### WORK TO COMPLETE
Retype nothing but the lines from the start of the material up to and including the line with "const xTicks = [40, 60, 80, 100, 120];". Pictures don't belong in the copy.
* * *
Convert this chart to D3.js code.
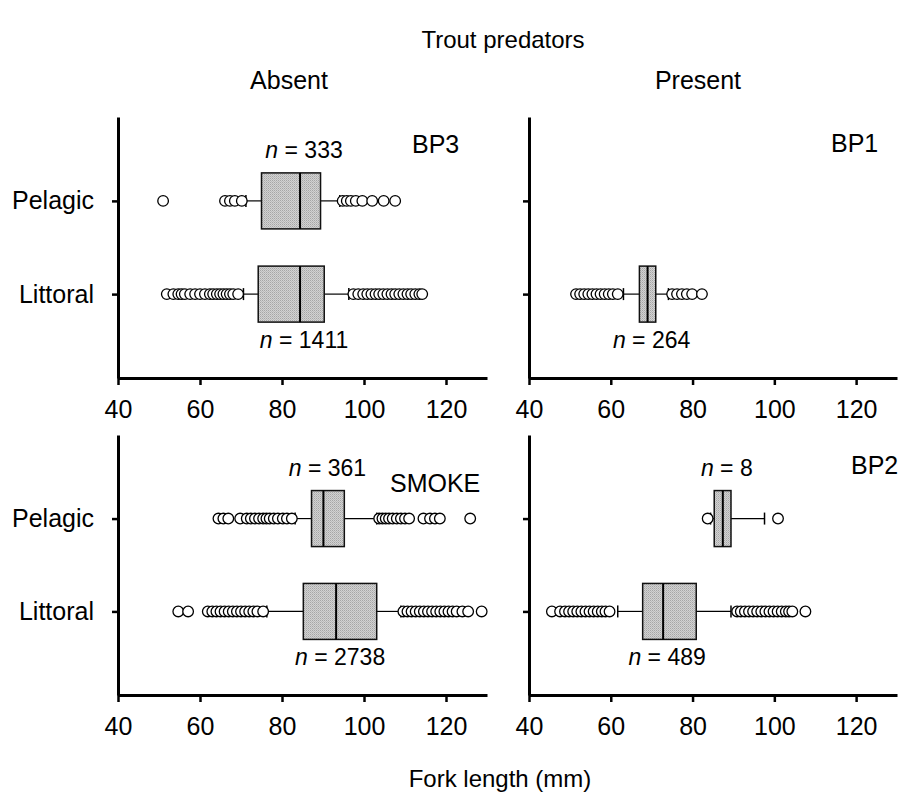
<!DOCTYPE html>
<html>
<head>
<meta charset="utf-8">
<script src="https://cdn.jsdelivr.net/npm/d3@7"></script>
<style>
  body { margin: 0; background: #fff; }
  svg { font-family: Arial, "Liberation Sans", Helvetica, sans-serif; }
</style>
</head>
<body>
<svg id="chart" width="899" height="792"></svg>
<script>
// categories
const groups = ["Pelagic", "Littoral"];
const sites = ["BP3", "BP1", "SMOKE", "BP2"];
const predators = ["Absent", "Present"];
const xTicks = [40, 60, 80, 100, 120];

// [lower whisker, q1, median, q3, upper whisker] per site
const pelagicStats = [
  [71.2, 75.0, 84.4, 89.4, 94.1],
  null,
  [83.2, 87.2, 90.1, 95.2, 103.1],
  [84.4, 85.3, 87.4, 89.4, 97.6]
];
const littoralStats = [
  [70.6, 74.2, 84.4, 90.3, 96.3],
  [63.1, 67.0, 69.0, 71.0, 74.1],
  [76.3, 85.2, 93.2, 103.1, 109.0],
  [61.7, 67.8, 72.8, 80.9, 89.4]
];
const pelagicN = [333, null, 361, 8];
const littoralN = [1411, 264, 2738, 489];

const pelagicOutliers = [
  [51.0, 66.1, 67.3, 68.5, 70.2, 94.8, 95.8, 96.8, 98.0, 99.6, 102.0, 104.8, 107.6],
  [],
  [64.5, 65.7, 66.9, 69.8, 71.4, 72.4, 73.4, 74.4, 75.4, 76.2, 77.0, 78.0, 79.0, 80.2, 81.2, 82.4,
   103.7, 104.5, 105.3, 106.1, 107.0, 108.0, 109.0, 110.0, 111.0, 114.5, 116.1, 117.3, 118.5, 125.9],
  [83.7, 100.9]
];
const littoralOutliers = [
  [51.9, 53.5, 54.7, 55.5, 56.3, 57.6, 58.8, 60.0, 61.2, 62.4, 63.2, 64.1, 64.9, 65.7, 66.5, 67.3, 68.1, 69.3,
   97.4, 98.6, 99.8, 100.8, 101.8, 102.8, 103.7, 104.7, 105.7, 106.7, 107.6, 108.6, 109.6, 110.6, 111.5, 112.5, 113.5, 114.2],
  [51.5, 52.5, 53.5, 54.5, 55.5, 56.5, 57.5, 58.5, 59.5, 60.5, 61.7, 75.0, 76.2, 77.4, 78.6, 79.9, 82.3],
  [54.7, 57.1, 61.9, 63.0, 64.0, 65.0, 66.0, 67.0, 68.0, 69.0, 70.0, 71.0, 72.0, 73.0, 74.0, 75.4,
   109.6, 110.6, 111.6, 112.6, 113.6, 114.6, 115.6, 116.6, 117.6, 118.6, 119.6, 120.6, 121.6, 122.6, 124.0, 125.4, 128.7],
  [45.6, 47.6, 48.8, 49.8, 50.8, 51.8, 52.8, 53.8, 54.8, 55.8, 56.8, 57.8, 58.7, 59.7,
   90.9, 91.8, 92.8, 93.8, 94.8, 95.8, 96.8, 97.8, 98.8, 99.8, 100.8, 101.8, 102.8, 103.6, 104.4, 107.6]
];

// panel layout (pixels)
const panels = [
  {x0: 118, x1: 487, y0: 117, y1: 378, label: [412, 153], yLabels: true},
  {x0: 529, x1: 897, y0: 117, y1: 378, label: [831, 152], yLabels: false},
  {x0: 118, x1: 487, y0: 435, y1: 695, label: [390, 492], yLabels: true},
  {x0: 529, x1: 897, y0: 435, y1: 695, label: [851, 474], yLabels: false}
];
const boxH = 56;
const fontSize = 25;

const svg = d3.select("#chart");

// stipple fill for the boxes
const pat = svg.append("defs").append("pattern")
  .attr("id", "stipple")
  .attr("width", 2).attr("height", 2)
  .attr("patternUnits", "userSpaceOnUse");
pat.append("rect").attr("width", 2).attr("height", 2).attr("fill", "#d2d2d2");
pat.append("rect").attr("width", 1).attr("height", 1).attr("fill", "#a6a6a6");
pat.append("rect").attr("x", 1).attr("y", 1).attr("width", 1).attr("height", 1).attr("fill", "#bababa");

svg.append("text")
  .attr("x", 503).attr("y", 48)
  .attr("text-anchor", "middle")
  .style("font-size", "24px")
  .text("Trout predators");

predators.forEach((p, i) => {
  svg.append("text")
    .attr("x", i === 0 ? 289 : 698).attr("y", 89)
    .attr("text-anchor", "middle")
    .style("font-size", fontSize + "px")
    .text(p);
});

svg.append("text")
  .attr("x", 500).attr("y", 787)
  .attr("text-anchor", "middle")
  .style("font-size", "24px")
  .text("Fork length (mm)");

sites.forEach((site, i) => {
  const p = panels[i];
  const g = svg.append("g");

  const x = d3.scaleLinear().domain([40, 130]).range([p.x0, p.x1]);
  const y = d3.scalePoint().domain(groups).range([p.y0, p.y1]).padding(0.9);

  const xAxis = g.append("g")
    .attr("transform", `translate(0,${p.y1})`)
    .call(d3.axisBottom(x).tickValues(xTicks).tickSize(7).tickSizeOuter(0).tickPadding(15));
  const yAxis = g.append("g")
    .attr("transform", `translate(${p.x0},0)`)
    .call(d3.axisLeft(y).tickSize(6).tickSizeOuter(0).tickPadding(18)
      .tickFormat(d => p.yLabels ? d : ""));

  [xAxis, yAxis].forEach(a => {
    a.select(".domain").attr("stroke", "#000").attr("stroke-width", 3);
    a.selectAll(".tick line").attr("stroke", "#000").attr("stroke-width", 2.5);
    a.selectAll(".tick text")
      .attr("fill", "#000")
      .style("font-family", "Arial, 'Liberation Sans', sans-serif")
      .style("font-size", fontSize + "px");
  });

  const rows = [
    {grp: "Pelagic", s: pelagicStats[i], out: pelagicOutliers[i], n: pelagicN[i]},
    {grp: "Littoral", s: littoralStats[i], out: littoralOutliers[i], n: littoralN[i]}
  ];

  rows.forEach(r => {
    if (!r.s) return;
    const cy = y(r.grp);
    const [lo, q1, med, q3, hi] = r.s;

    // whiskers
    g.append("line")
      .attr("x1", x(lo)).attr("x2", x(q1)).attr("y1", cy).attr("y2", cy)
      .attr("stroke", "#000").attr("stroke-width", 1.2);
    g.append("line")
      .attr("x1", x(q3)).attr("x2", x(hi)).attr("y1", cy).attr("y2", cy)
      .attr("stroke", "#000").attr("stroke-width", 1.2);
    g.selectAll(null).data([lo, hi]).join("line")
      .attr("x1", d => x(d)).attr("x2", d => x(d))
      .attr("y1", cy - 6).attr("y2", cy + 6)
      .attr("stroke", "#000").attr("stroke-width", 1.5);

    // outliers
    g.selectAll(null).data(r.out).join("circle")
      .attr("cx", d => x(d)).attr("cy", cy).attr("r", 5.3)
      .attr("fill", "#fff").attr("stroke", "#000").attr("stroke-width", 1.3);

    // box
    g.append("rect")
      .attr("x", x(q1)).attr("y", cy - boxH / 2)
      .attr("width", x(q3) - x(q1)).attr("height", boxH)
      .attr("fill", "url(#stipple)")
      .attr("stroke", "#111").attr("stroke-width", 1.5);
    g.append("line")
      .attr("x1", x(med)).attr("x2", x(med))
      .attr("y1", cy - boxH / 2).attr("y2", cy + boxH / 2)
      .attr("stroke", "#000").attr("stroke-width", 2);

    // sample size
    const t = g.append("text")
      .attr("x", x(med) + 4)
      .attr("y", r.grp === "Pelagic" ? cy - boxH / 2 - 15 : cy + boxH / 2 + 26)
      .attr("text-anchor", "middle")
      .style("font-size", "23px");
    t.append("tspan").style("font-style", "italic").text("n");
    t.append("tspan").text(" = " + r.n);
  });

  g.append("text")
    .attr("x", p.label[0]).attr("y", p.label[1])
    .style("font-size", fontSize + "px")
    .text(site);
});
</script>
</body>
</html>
* * *
### OUTPUT FOR THIS TASK
Convert this chart to D3.js code.
<!DOCTYPE html>
<html>
<head>
<meta charset="utf-8">
<script src="https://cdn.jsdelivr.net/npm/d3@7"></script>
<style>
  body { margin: 0; background: #fff; }
  svg { font-family: Arial, "Liberation Sans", Helvetica, sans-serif; }
</style>
</head>
<body>
<svg id="chart" width="899" height="792"></svg>
<script>
// categories
const groups = ["Pelagic", "Littoral"];
const sites = ["BP3", "BP1", "SMOKE", "BP2"];
const predators = ["Absent", "Present"];
const xTicks = [40, 60, 80, 100, 120];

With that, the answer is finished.